Durante 4 años, entre 2002 y enero de 2006, en el Distrito Federal mexicano se sucedieron las apariciones de cadáveres de ancianas asesinadas en sus propios domicilios, sin que las autoridades pudieran identificar al asesino serial. Todos los cuerpos presentaban signos de ahorcamiento provocado con elementos que el asesino tomaba de la misma escena del crimen, como medias o cables.
Los habitantes de la tercera edad de la ciudad de México vivían con pánico. Cualquiera podía ser la próxima víctima. Los investigadores estaban desconcertados. La presión social y mediática era cada vez más intensa y las autoridades distritales fijaron como su prioridad número uno la captura del asesino serial. Incluso, se detuvo a varios sospechosos que luego resultaron inocentes.
Ante la necesidad de pistas concretas, se decidió la creación de una unidad especial de investigación. Con el correr de más y más crímenes, obtuvieron indicios que los llevaron a buscar un travesti o a una mujer de mediana edad de contextura fuerte. La aparición de huellas digitales, que se descubrió eran las mismas en todos los casos, más el relato de algunos testigos que coincidían en sus rasgos faciales, achicaban el cerco.
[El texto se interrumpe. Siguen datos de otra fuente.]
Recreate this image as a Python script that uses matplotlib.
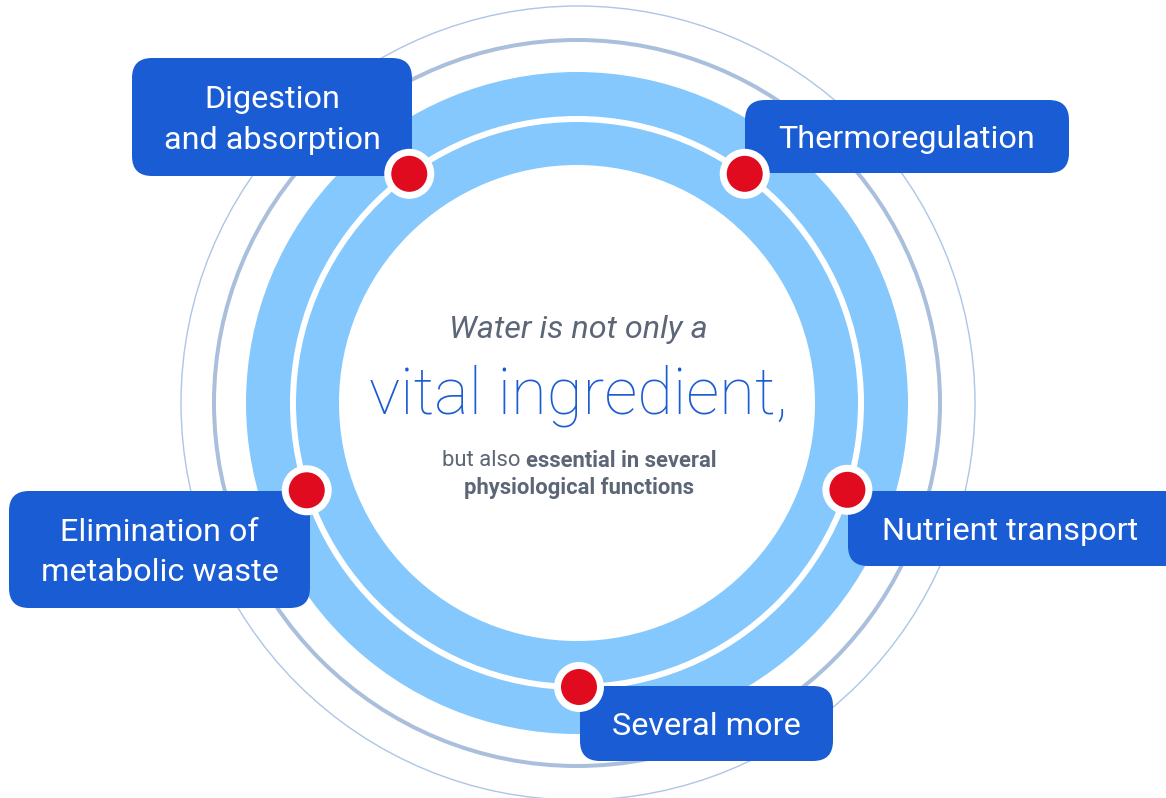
import matplotlib
matplotlib.use("Agg")
import matplotlib.pyplot as plt
from matplotlib.patches import Circle, FancyBboxPatch
import numpy as np

# ---- data ----
labels = ["Digestion\nand absorption", "Thermoregulation", "Elimination of\nmetabolic waste",
          "Nutrient transport", "Several more"]
dot_angles = [126.2, 53.8, 197.9, -17.8, -89.6]          # degrees, position of each marker on the ring
box_x = [132, 745, 9, 848, 580]                          # box left edges
box_y = [58, 100, 491, 491, 686]                         # box top edges
box_w = [280, 324, 301, 340, 253]
box_h = [118, 73, 117, 75, 75]
headline_top = "Water is not only a"
headline_main = "vital ingredient,"
headline_sub1 = ("but also ", "essential in several")
headline_sub2 = "physiological functions"

# ---- style ----
W, H = 1166, 798
cx, cy = 577, 403
LIGHT = "#85C8FD"
BOX = "#1A5CD4"
RED = "#E00B1F"
RING = "#A9BFDB"
GRAY = "#5C6677"
FONT = ["Roboto", "DejaVu Sans"]

fig = plt.figure(figsize=(W / 100, H / 100), dpi=100)
ax = fig.add_axes([0, 0, 1, 1])
ax.set_xlim(0, W)
ax.set_ylim(H, 0)
ax.set_aspect("equal")
ax.axis("off")

px = 0.72  # points per pixel

# outer decorative rings
ax.add_patch(Circle((cx + 1, cy), 397, fill=False, ec="#AEC6E6", lw=1.4 * px, zorder=1))
ax.add_patch(Circle((cx, cy), 363, fill=False, ec=RING, lw=4 * px, zorder=1))
# light blue band
ax.add_patch(Circle((cx, cy), 331, fc=LIGHT, ec="none", zorder=2))
# white ring line
ax.add_patch(Circle((cx, cy), 284, fill=False, ec="white", lw=6 * px, zorder=3))
# inner white disk
ax.add_patch(Circle((cx, cy), 238, fc="white", ec="none", zorder=3))

# boxes
for lab, x, y, w, h in zip(labels, box_x, box_y, box_w, box_h):
    ax.add_patch(FancyBboxPatch((x, y), w, h, boxstyle="round,pad=0,rounding_size=20",
                                fc=BOX, ec="none", zorder=4, clip_on=False))
    tx = x + w / 2 if x + w <= W else x + (W - x) / 2 + 3
    ax.text(tx, y + h / 2 + 3, lab, color="white",
            fontsize=23.3, family=FONT, ha="center", va="center", linespacing=1.52, zorder=5)

# dots
for a in dot_angles:
    t = np.deg2rad(a)
    dx, dy = cx + 284 * np.cos(t), cy - 284 * np.sin(t)
    ax.add_patch(Circle((dx, dy), 25, fc="white", ec="none", zorder=6))
    ax.add_patch(Circle((dx, dy), 18, fc=RED, ec="none", zorder=7))

# centre text
ax.text(578, 329, headline_top, color=GRAY, fontsize=23.3, style="italic", family=FONT,
        ha="center", va="center", zorder=8)
ax.text(578, 396, headline_main, color=BOX, fontsize=47, fontweight="light", family=FONT,
        ha="center", va="center", zorder=8)
t1 = ax.text(0, 461, headline_sub1[0], color=GRAY, fontsize=15.8, family=FONT,
             ha="left", va="center", zorder=8)
t2 = ax.text(0, 461, headline_sub1[1], color=GRAY, fontsize=15.8, family=FONT, fontweight="bold",
             ha="left", va="center", zorder=8)
fig.canvas.draw()
r = fig.canvas.get_renderer()
inv = ax.transData.inverted()
def width_data(t):
    bb = t.get_window_extent(r)
    p0 = inv.transform((bb.x0, bb.y0)); p1 = inv.transform((bb.x1, bb.y0))
    return p1[0] - p0[0]
w1, w2 = width_data(t1), width_data(t2)
start = 579 - (w1 + w2) / 2
t1.set_x(start)
t2.set_x(start + w1)
ax.text(579, 488, headline_sub2, color=GRAY, fontsize=15.8, family=FONT, fontweight="bold",
        ha="center", va="center", zorder=8)

fig.savefig("out.png", dpi=100)
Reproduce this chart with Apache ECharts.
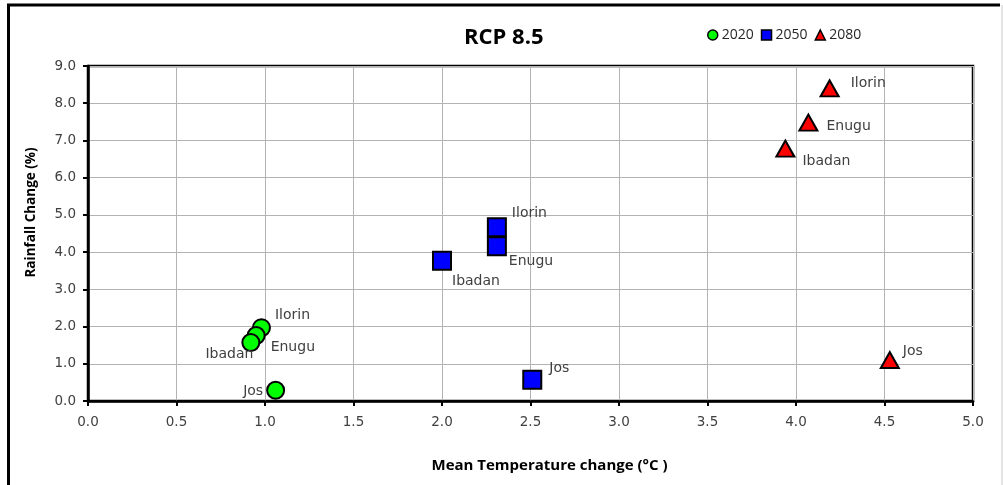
<!DOCTYPE html>
<html>
<head>
<meta charset="utf-8">
<script src="https://cdn.jsdelivr.net/npm/echarts@6/dist/echarts.min.js"></script>
<style>html,body{margin:0;padding:0;background:#fff;}#c{width:1003px;height:485px;}</style>
</head>
<body>
<div id="c"></div>
<script>
var cities = ['Ilorin', 'Enugu', 'Ibadan', 'Jos'];
var seriesNames = ['2020', '2050', '2080'];
var temp2020 = [0.98, 0.95, 0.92, 1.06];
var rain2020 = [1.97, 1.76, 1.57, 0.29];
var temp2050 = [2.31, 2.31, 2.00, 2.51];
var rain2050 = [4.67, 4.16, 3.77, 0.57];
var temp2080 = [4.19, 4.07, 3.94, 4.53];
var rain2080 = [8.40, 7.48, 6.78, 1.10];
var xTicks = ['0.0','0.5','1.0','1.5','2.0','2.5','3.0','3.5','4.0','4.5','5.0'];
var yTicks = ['0.0','1.0','2.0','3.0','4.0','5.0','6.0','7.0','8.0','9.0'];

// label placement (style, not data)
var labelPlace = {
  '2020': {Ilorin: ['right', [-1, -12]], Enugu: ['right', [0, 12]], Ibadan: ['left', [17, 12]], Jos: ['left', [2, 1]]},
  '2050': {Ilorin: ['right', [0, -14]], Enugu: ['right', [-3, 15]], Ibadan: ['right', [-5, 21]], Jos: ['right', [2, -11]]},
  '2080': {Ilorin: ['right', [6, -5]], Enugu: ['right', [3, 4]], Ibadan: ['right', [2, 13]], Jos: ['right', [-2, -9]]}
};

var FONT = '"Open Sans", "Noto Sans", sans-serif';
var WFONT = '"DejaVu Sans", sans-serif';

function buildData(name, xs, ys) {
  return cities.map(function (c, i) {
    var p = labelPlace[name][c];
    return {
      value: [xs[i], ys[i]],
      name: c,
      label: {show: true, position: p[0], offset: p[1], formatter: c,
        color: '#404040', fontSize: 14, fontFamily: WFONT}
    };
  });
}

var styles = {
  '2020': {symbol: 'circle', size: 17, color: '#00ff00'},
  '2050': {symbol: 'rect', size: 18, color: '#0000ff'},
  '2080': {symbol: 'triangle', size: [18, 16], color: '#ff0000'}
};
var xsAll = [temp2020, temp2050, temp2080];
var ysAll = [rain2020, rain2050, rain2080];

var series = seriesNames.map(function (n, k) {
  var s = styles[n];
  return {
    name: n,
    type: 'scatter',
    symbol: s.symbol,
    symbolSize: s.size,
    itemStyle: {color: s.color, borderColor: '#000', borderWidth: 2, opacity: 1},
    data: buildData(n, xsAll[k], ysAll[k]),
    z: 5
  };
});

var chart = echarts.init(document.getElementById('c'), null, {renderer: 'canvas'});
chart.setOption({
  animation: false,
  backgroundColor: '#fff',
  title: {
    text: 'RCP 8.5', left: 459, top: 22,
    textStyle: {fontFamily: FONT, fontWeight: 'bold', fontSize: 22, color: '#000'}
  },
  legend: {
    data: seriesNames.map(function (n) {
      return {name: n, icon: styles[n].symbol};
    }),
    left: 702, top: 23, itemWidth: 10, itemHeight: 10, itemGap: 7,
    textStyle: {fontFamily: FONT, fontSize: 14, color: '#262626', padding: [0, 0, 0, -1]},
    itemStyle: {borderColor: '#000', borderWidth: 1.5}
  },
  grid: {
    left: 88, right: 30, top: 66, bottom: 84,
    show: true, borderColor: '#000', borderWidth: 2.5, backgroundColor: 'transparent'
  },
  xAxis: {
    type: 'value', min: 0, max: 5, interval: 0.5,
    name: 'Mean Temperature change (°C )', nameLocation: 'middle', nameGap: 57,
    nameTextStyle: {fontFamily: FONT, fontWeight: 'bold', fontSize: 15, color: '#000', padding: [0, 0, 0, 38]},
    axisLine: {show: true, lineStyle: {color: '#000', width: 2.5}},
    axisTick: {show: true, inside: false, length: 5, lineStyle: {color: '#000', width: 2}},
    splitLine: {show: true, lineStyle: {color: '#b3b3b3', width: 1}},
    axisLabel: {fontFamily: WFONT, fontSize: 13.5, color: '#404040', margin: 14,
      formatter: function (v) { return xTicks[Math.round(v * 2)]; }}
  },
  yAxis: {
    type: 'value', min: 0, max: 9, interval: 1,
    name: 'Rainfall Change (%)', nameLocation: 'middle', nameGap: 50, nameRotate: 90,
    nameTextStyle: {fontFamily: FONT, fontWeight: 'bold', fontSize: 13.5, color: '#000', padding: [0, 0, 0, 42]},
    axisLine: {show: true, lineStyle: {color: '#000', width: 2.5}},
    axisTick: {show: true, inside: false, length: 5, lineStyle: {color: '#000', width: 2}},
    splitLine: {show: true, lineStyle: {color: '#b3b3b3', width: 1}},
    axisLabel: {fontFamily: WFONT, fontSize: 13.5, color: '#404040', margin: 12,
      formatter: function (v) { return yTicks[Math.round(v)]; }}
  },
  graphic: [
    {type: 'line', shape: {x1: 8.5, y1: 5, x2: 8.5, y2: 485}, style: {stroke: '#000', lineWidth: 3}},
    {type: 'line', shape: {x1: 7, y1: 5, x2: 1000, y2: 5}, style: {stroke: '#000', lineWidth: 3}},
    {type: 'line', shape: {x1: 1002, y1: 5, x2: 1002, y2: 485}, style: {stroke: '#c8c8c8', lineWidth: 1}}
  ],
  series: series
});
</script>
</body>
</html>
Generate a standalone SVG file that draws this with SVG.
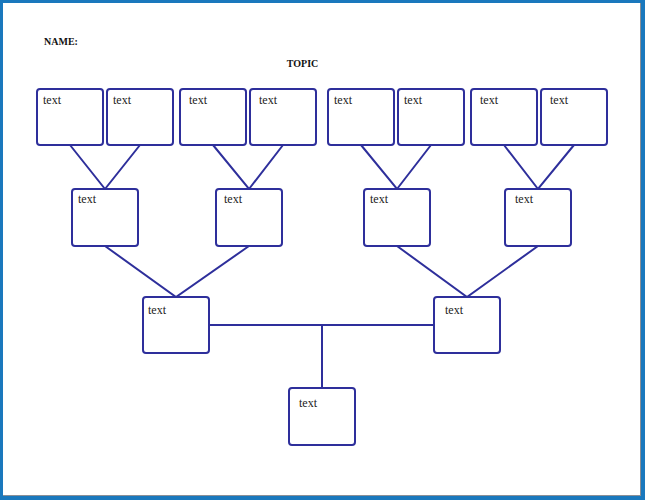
<svg xmlns="http://www.w3.org/2000/svg" width="645" height="500" viewBox="0 0 645 500">
<style>
.box{fill:#fff;stroke:#2e2f9b;stroke-width:2}
.t{font-family:"Liberation Serif",serif;font-size:12px;fill:#222}
.h{font-family:"Liberation Serif",serif;font-size:10px;font-weight:bold;fill:#111}
.c{stroke:#2e2f9b;stroke-width:2;fill:none}
</style>
<rect x="0" y="0" width="645" height="500" fill="#1a78bd"/>
<rect x="3" y="3" width="638" height="493" fill="#8a8f96"/>
<rect x="3" y="3" width="637" height="492" fill="#fff"/>
<text class="h" x="44" y="45">NAME:</text>
<text class="h" x="302.5" y="67" text-anchor="middle">TOPIC</text>
<g id="connectors">
<path class="c" d="M70,145 L105,189 L140,145"/>
<path class="c" d="M213,145 L249,189 L283,145"/>
<path class="c" d="M361,145 L397,189 L431,145"/>
<path class="c" d="M504,145 L538,189 L574,145"/>
<path class="c" d="M105,246 L176,297 L249,246"/>
<path class="c" d="M397,246 L467,297 L538,246"/>
<path class="c" d="M209,325 L434,325"/>
<path class="c" d="M322,325 L322,388"/>
</g>
<g id="n1"><rect class="box" x="37" y="89" width="66" height="56" rx="3"/><text class="t" x="43" y="104">text</text></g>
<g id="n2"><rect class="box" x="107" y="89" width="66" height="56" rx="3"/><text class="t" x="113" y="104">text</text></g>
<g id="n3"><rect class="box" x="180" y="89" width="66" height="56" rx="3"/><text class="t" x="189" y="104">text</text></g>
<g id="n4"><rect class="box" x="250" y="89" width="66" height="56" rx="3"/><text class="t" x="259" y="104">text</text></g>
<g id="n5"><rect class="box" x="328" y="89" width="66" height="56" rx="3"/><text class="t" x="334" y="104">text</text></g>
<g id="n6"><rect class="box" x="398" y="89" width="66" height="56" rx="3"/><text class="t" x="404" y="104">text</text></g>
<g id="n7"><rect class="box" x="471" y="89" width="66" height="56" rx="3"/><text class="t" x="480" y="104">text</text></g>
<g id="n8"><rect class="box" x="541" y="89" width="66" height="56" rx="3"/><text class="t" x="550" y="104">text</text></g>
<g id="m1"><rect class="box" x="72" y="189" width="66" height="57" rx="3"/><text class="t" x="78" y="203">text</text></g>
<g id="m2"><rect class="box" x="216" y="189" width="66" height="57" rx="3"/><text class="t" x="224" y="203">text</text></g>
<g id="m3"><rect class="box" x="364" y="189" width="66" height="57" rx="3"/><text class="t" x="370" y="203">text</text></g>
<g id="m4"><rect class="box" x="505" y="189" width="66" height="57" rx="3"/><text class="t" x="515" y="203">text</text></g>
<g id="b1"><rect class="box" x="143" y="297" width="66" height="56" rx="3"/><text class="t" x="148" y="314">text</text></g>
<g id="b2"><rect class="box" x="434" y="297" width="66" height="56" rx="3"/><text class="t" x="445" y="314">text</text></g>
<g id="root"><rect class="box" x="289" y="388" width="66" height="57" rx="3"/><text class="t" x="299" y="407">text</text></g>
</svg>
Los investigadores también descubrieron su modo de operar. El asesino se hacía pasar por enfermera o por una trabajadora social que ayudaba a gestionar una pensión municipal a mujeres mayores que vivían solas. O les ofrecía sus servicios como ayuda doméstica por el día. En general, prefería operar los martes y los miércoles, vestida de rojo o de enfermera. Una vez dentro del domicilio, ejecutaba a las ancianas a sangre fría y se marchaba con algunas de sus pertenencias.
La suerte de El Mataviejitas, como la bautizó la prensa, se agotaba. La policía tendió infinidad de trampas en las calles de la ciudad para cazarla, pero fue la casualidad la que terminó con sus crímenes.